** Start RECORDS TO USE **

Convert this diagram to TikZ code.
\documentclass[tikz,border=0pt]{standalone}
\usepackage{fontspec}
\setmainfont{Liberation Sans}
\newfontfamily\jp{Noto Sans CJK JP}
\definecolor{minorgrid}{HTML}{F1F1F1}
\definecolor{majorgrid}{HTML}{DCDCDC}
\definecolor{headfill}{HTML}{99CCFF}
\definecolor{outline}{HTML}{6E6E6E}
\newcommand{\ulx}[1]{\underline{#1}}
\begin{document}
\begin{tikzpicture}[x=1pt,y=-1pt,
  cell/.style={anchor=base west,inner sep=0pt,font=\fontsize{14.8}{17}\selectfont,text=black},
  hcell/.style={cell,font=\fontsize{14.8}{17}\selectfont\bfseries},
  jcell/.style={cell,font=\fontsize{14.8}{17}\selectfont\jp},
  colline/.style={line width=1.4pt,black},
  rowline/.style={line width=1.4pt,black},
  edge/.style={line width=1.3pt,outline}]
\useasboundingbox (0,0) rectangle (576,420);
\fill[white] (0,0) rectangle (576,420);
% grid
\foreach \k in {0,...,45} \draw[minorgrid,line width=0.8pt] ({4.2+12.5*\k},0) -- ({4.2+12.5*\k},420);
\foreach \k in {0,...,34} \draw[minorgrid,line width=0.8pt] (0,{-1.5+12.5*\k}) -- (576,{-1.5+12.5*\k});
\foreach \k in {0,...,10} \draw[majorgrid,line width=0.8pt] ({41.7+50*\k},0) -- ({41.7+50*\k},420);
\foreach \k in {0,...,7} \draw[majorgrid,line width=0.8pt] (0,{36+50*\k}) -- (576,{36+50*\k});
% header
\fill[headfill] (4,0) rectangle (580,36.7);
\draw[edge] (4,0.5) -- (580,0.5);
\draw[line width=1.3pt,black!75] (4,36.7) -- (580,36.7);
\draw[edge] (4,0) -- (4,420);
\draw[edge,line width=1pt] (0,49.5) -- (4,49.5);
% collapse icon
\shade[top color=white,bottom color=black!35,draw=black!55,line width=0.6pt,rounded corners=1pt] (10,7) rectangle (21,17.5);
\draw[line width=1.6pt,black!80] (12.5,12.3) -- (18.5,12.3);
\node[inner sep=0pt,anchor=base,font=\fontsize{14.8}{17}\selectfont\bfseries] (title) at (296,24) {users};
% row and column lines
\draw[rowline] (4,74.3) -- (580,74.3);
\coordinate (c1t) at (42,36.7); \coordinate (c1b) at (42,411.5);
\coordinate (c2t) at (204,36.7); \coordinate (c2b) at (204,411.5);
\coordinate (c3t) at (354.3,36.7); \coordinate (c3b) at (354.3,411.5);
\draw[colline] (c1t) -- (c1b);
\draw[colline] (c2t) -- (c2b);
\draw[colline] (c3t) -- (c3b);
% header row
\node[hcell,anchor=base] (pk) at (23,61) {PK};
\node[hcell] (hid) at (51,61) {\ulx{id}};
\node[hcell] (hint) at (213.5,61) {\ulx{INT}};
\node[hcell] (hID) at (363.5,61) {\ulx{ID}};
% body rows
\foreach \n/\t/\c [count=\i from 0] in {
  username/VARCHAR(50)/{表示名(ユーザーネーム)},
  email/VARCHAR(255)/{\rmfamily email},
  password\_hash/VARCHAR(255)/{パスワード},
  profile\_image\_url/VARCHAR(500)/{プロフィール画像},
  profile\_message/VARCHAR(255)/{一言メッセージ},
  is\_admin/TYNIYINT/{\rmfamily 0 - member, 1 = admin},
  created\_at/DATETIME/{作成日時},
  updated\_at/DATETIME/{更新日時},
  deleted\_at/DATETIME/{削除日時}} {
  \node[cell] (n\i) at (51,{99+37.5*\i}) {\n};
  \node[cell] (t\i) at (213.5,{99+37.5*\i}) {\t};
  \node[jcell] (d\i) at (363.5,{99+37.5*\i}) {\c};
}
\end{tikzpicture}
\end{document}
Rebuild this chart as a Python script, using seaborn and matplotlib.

** End RECORDS TO USE **
** Start RECORDS TO USE **

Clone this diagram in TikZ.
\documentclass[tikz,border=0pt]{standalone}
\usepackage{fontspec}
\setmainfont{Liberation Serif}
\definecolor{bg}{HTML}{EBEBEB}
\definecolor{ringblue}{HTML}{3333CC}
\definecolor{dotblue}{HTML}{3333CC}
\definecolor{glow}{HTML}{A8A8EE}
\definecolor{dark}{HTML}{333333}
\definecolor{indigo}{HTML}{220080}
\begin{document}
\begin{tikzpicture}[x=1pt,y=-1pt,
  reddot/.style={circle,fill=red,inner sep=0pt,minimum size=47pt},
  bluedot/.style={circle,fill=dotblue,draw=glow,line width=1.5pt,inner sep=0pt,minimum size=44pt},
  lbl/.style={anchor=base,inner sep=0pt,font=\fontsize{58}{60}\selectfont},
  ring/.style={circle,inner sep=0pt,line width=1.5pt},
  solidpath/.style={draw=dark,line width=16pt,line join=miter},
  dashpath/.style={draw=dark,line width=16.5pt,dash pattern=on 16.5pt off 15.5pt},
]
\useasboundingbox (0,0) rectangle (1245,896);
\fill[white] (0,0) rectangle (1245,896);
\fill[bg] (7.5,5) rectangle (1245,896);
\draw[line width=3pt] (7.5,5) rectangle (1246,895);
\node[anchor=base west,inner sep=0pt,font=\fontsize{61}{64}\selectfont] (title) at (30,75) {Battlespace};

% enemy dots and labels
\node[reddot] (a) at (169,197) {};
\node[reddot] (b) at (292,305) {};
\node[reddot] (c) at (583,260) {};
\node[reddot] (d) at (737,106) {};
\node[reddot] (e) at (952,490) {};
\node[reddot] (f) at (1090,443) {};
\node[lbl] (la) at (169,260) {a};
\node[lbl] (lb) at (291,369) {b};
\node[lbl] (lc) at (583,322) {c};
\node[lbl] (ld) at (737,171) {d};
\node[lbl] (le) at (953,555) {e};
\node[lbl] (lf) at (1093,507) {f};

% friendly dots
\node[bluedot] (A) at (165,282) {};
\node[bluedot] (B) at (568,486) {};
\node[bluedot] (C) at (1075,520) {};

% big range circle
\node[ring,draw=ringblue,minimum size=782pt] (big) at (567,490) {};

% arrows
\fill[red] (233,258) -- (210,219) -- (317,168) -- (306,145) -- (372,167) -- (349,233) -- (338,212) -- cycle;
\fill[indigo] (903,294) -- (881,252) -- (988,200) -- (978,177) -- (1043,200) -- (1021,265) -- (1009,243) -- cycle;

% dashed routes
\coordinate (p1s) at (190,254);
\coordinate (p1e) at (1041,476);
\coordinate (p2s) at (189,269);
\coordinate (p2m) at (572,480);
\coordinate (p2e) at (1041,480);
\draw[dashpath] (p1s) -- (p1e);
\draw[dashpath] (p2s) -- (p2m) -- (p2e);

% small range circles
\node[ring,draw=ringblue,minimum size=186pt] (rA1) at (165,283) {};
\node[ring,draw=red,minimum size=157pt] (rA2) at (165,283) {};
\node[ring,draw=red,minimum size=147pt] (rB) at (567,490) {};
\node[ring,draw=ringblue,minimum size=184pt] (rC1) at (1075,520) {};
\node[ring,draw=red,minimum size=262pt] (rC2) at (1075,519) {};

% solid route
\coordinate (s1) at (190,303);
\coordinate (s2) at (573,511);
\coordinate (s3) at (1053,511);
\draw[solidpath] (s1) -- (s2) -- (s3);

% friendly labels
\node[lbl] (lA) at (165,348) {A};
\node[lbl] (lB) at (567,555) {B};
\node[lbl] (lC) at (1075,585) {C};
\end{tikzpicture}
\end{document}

** End RECORDS TO USE **
** Start RECORDS TO USE **

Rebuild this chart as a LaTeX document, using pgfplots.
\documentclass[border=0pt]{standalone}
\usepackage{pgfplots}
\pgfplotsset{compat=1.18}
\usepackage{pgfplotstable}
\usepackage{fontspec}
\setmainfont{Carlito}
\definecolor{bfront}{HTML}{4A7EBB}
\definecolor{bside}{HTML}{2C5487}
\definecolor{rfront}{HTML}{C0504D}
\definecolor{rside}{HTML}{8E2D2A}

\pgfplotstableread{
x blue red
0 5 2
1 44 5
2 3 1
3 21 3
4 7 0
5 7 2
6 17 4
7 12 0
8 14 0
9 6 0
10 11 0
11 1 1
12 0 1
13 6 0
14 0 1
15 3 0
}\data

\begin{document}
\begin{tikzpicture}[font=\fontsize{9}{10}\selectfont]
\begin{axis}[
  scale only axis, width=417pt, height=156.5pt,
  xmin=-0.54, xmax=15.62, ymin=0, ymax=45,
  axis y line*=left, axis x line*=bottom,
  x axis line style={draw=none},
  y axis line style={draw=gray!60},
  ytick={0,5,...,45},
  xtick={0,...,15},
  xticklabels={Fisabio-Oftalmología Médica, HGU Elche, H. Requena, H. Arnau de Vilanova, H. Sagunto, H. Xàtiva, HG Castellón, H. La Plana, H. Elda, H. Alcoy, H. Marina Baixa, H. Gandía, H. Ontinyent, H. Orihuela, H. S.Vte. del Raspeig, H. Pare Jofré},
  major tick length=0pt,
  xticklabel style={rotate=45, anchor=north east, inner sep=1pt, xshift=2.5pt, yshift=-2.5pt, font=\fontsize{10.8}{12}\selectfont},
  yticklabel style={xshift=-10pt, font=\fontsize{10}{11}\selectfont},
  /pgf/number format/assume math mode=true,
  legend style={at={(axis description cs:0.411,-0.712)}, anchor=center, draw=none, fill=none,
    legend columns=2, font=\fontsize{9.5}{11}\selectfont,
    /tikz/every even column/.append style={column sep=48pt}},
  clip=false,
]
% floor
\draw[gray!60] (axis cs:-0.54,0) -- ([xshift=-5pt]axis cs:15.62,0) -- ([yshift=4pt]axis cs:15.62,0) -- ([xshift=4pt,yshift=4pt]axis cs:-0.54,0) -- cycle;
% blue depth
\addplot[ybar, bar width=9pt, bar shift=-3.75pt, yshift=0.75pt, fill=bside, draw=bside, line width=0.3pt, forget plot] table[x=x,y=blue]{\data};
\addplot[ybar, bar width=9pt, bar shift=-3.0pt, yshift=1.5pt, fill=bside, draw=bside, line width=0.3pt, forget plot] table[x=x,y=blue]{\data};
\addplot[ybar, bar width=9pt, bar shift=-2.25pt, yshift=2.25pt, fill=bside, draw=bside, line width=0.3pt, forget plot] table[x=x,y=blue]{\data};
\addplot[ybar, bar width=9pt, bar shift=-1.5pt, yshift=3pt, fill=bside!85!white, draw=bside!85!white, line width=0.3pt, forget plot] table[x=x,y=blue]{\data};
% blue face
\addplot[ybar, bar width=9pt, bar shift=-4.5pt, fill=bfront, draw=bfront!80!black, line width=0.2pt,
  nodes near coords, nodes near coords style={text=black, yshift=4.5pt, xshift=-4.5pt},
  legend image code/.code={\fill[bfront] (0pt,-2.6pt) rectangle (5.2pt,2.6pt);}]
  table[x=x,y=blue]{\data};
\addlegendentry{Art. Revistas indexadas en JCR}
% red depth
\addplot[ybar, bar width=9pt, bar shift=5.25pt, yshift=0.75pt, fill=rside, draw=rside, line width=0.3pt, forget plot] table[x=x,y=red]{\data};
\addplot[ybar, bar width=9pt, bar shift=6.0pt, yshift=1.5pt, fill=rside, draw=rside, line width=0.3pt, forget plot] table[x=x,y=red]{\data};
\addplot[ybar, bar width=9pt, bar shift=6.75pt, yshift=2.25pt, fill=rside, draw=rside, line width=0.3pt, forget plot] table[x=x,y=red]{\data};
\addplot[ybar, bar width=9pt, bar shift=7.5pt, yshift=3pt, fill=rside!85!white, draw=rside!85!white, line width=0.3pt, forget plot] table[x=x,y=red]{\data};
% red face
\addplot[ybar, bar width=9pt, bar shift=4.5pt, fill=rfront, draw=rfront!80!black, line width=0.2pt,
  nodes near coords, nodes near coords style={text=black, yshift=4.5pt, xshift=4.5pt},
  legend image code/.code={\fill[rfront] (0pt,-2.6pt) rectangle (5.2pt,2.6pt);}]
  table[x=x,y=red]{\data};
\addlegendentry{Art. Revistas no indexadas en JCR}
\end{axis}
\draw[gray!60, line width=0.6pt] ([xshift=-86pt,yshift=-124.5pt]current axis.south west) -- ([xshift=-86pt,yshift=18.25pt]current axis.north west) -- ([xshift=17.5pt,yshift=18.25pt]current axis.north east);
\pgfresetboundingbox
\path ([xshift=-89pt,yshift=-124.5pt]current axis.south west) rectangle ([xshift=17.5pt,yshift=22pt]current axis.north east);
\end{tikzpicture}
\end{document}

** End RECORDS TO USE **

> WHAT IS NEEDED:
Tally every line of the data that holds the word "using" and write the count alone.

> FULL RESPONSE:
2